Are you interested in starting a new business? Make sure you do plenty of research and have a firm business plan ready before you take the plunge.
Making the Transition
If you have signed a noncompete or confidentiality agreement with your current employer, review it carefully to make sure it won’t hamper your startup efforts. If your new venture is in the same industry, be careful not to burn any bridges when you leave your current job. Scout out your opportunities. Buying a franchise or an existing business is much different than building a new business from the ground up.
Growing Your Business
Where will your customers come from? You may have one or two great prospects, but that may not be enough. Can you count on referrals from current business associates? Take a good hard look at opportunities for expansion that exist.
Figure Out Financing
Even with great prospects, it may take some time until cash starts coming in on a regular basis. Do you have enough of a financial cushion to get you through?

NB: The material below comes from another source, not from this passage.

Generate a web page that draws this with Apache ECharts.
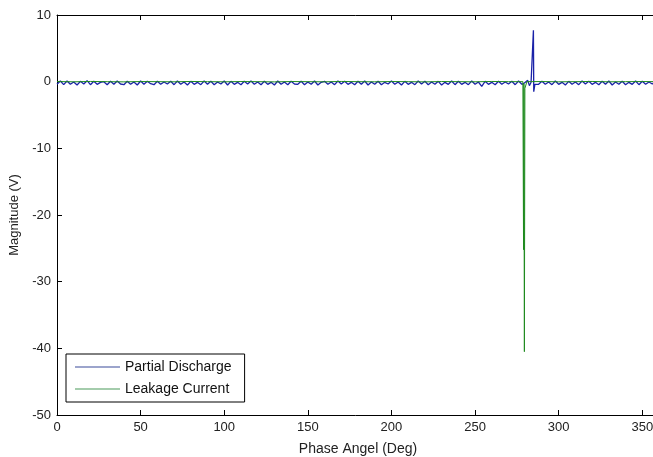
<!DOCTYPE html>
<html>
<head>
<meta charset="utf-8">
<script src="https://cdn.jsdelivr.net/npm/echarts@6/dist/echarts.min.js"></script>
<style>
html,body{margin:0;padding:0;background:#fff;}
#chart{width:653px;height:457px;}
</style>
</head>
<body>
<div id="chart"></div>
<script>
// Tick labels
const xTicks = [0, 50, 100, 150, 200, 250, 300, 350];
const yTicks = [10, 0, -10, -20, -30, -40, -50];

// Partial Discharge (blue)
const pdAngle = [
  0,2,4,6,8,10,12,14,16,18,20,22,24,26,28,30,32,34,36,38,
  40,42,44,46,48,50,52,54,56,58,60,62,64,66,68,70,72,74,76,78,
  80,82,84,86,88,90,92,94,96,98,100,102,104,106,108,110,112,114,116,118,
  120,122,124,126,128,130,132,134,136,138,140,142,144,146,148,150,152,154,156,158,
  160,162,164,166,168,170,172,174,176,178,180,182,184,186,188,190,192,194,196,198,
  200,202,204,206,208,210,212,214,216,218,220,222,224,226,228,230,232,234,236,238,
  240,242,244,246,248,250,252,254,256,258,260,262,264,266,268,270,272,274,276,278,
  279.5,280.5,281.5,282.5,283.5,284.6,284.9,285.1,285.4,285.8,286.5,288,
  290,292,294,296,298,300,302,304,306,308,310,312,314,316,318,320,322,324,326,328,
  330,332,334,336,338,340,342,344,346,348,350,352,354,356,358,360
];
const pdValue = [
  -0.4,0.1,-0.45,0.1,-0.4,-0.05,-0.5,0.05,-0.35,0.15,-0.45,0.05,-0.4,-0.1,0.0,-0.45,0.05,-0.4,0.1,-0.35,
  -0.45,0.05,-0.4,-0.05,-0.5,0.1,-0.4,0.05,-0.3,-0.45,0.05,-0.4,-0.05,-0.35,0.05,-0.45,0.1,-0.4,-0.05,-0.5,
  0.05,-0.4,-0.1,-0.45,0.1,-0.4,0.05,-0.45,-0.05,-0.35,0.1,-0.5,0.05,-0.4,-0.1,-0.45,0.05,-0.35,0.1,-0.4,
  -0.05,-0.45,0.05,-0.4,-0.1,-0.5,0.1,-0.4,-0.05,-0.45,0.05,-0.35,-0.4,0.05,-0.45,-0.05,-0.4,0.1,-0.5,-0.1,
  0.05,-0.4,-0.05,-0.45,0.1,-0.35,0.05,-0.4,-0.1,-0.45,0.05,-0.4,0.1,-0.5,-0.05,-0.4,0.05,-0.45,-0.1,-0.35,
  0.1,-0.4,-0.05,-0.5,0.05,-0.4,-0.1,-0.45,0.1,-0.35,0.05,-0.45,-0.05,-0.4,0.05,-0.5,-0.1,-0.4,0.1,-0.45,
  0.05,-0.4,-0.1,-0.45,0.1,-0.4,-0.05,-0.7,0.05,-0.4,-0.1,-0.45,0.05,-0.4,-0.05,-0.35,0.05,-0.45,0.1,-0.4,
  -0.2,-0.5,0.2,-0.6,-0.1,-0.3,7.7,-1.5,-1.0,-0.4,-0.2,-0.4,
  0.05,-0.4,-0.05,-0.45,0.1,-0.4,-0.1,-0.5,0.05,-0.4,-0.05,-0.45,0.1,-0.35,0.05,-0.4,-0.1,-0.45,0.05,-0.4,
  0.1,-0.5,-0.05,-0.4,0.05,-0.45,-0.1,-0.4,0.1,-0.45,0.05,-0.4,-0.05,-0.35,0.05,-0.4
];

// Leakage Current (green)
const lcAngle = [
  0,10,20,30,40,50,60,70,80,90,100,110,120,130,140,150,160,170,180,190,
  200,210,220,230,240,250,260,270,278.6,279.0,279.2,279.5,279.8,280.2,281,
  290,300,310,320,330,340,350,360
];
const lcValue = [
  0.02,-0.02,0.03,0,-0.03,0.02,0,-0.02,0.03,0,-0.02,0.02,0,-0.03,0.02,0,-0.02,0.03,0,-0.02,
  0.02,0,-0.03,0.02,0,-0.02,0.03,0,0,-25.2,-0.3,-40.5,-1.0,-0.8,0,
  0.02,-0.02,0,0.03,-0.02,0,0.02,0
];

const pdData = pdAngle.map((a, i) => [a, pdValue[i]]);
const lcData = lcAngle.map((a, i) => [a, lcValue[i]]);

const FONT = '"Liberation Sans", Arial, sans-serif';
const chart = echarts.init(document.getElementById('chart'), null, {renderer: 'canvas'});
chart.setOption({
  animation: false,
  backgroundColor: '#ffffff',
  grid: {left: 57, top: 15, right: -6, bottom: 42, containLabel: false, outerBoundsMode: 'none'},
  xAxis: [{
    type: 'value', min: 0, max: 360, interval: 50,
    name: 'Phase Angel (Deg)', nameLocation: 'middle', nameGap: 27,
    nameTextStyle: {fontFamily: FONT, fontSize: 14, color: '#222'},
    axisLine: {show: true, onZero: false, lineStyle: {color: '#000', width: 1}},
    axisTick: {show: true, inside: true, length: 5, lineStyle: {color: '#000'}},
    axisLabel: {fontFamily: FONT, fontSize: 13, color: '#222', margin: 6,
      formatter: v => xTicks.indexOf(v) >= 0 ? String(v) : ''},
    splitLine: {show: false}
  }, {
    type: 'value', min: 0, max: 360, interval: 50, position: 'top',
    axisLine: {show: true, onZero: false, lineStyle: {color: '#000', width: 1}},
    axisTick: {show: true, inside: true, length: 5, lineStyle: {color: '#000'}},
    axisLabel: {show: false},
    splitLine: {show: false}
  }],
  yAxis: [{
    type: 'value', min: -50, max: 10, interval: 10,
    name: 'Magnitude (V)', nameLocation: 'middle', nameGap: 31, nameRotate: 90,
    nameTextStyle: {fontFamily: FONT, fontSize: 13, color: '#222'},
    axisLine: {show: true, onZero: false, lineStyle: {color: '#000', width: 1}},
    axisTick: {show: true, inside: true, length: 5, lineStyle: {color: '#000'}},
    axisLabel: {fontFamily: FONT, fontSize: 13, color: '#222', margin: 6,
      formatter: v => yTicks.indexOf(v) >= 0 ? String(v) : ''},
    splitLine: {show: false}
  }],
  legend: {
    orient: 'vertical', left: 66, top: 354,
    padding: [6, 13, 6, 9], itemGap: 8, itemWidth: 45, itemHeight: 1,
    icon: 'rect',
    backgroundColor: '#fff', borderColor: '#000', borderWidth: 1,
    textStyle: {fontFamily: FONT, fontSize: 14, lineHeight: 14, color: '#111'},
    data: ['Partial Discharge', 'Leakage Current']
  },
  series: [{
    name: 'Partial Discharge', type: 'line', data: pdData,
    xAxisIndex: 0, yAxisIndex: 0,
    showSymbol: false, symbol: 'none',
    color: '#1a22a8',
    itemStyle: {color: '#3a4a9a'},
    lineStyle: {width: 1.3, color: '#1a22a8'}
  }, {
    name: 'Leakage Current', type: 'line', data: lcData,
    xAxisIndex: 0, yAxisIndex: 0,
    showSymbol: false, symbol: 'none',
    color: '#1f8a1f',
    itemStyle: {color: '#4a9a5a'},
    lineStyle: {width: 1, color: '#1f8a1f'}
  }]
});
</script>
</body>
</html>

If your spouse has an outside job, your spouse’s earnings and benefits may help provide stability during the startup period. If you need funding, where will it come from? Have you considered looking for a partner or investor?
Getting the Word Out
How much marketing and advertising will be required? Put together a comprehensive plan along with cost estimates. And, unless you’re familiar with the less traditional marketing and communication opportunities that today’s new media offer, you may want to enlist the help of someone who is.
Make a Budget
List every expense you can think of: rent, payroll (if any), phone and Internet service, computer equipment, website design, insurance, transportation costs, self-employment tax, etc. Then draw up a budget. Once your venture is up and running, you can use the budget as a guide in managing your finances.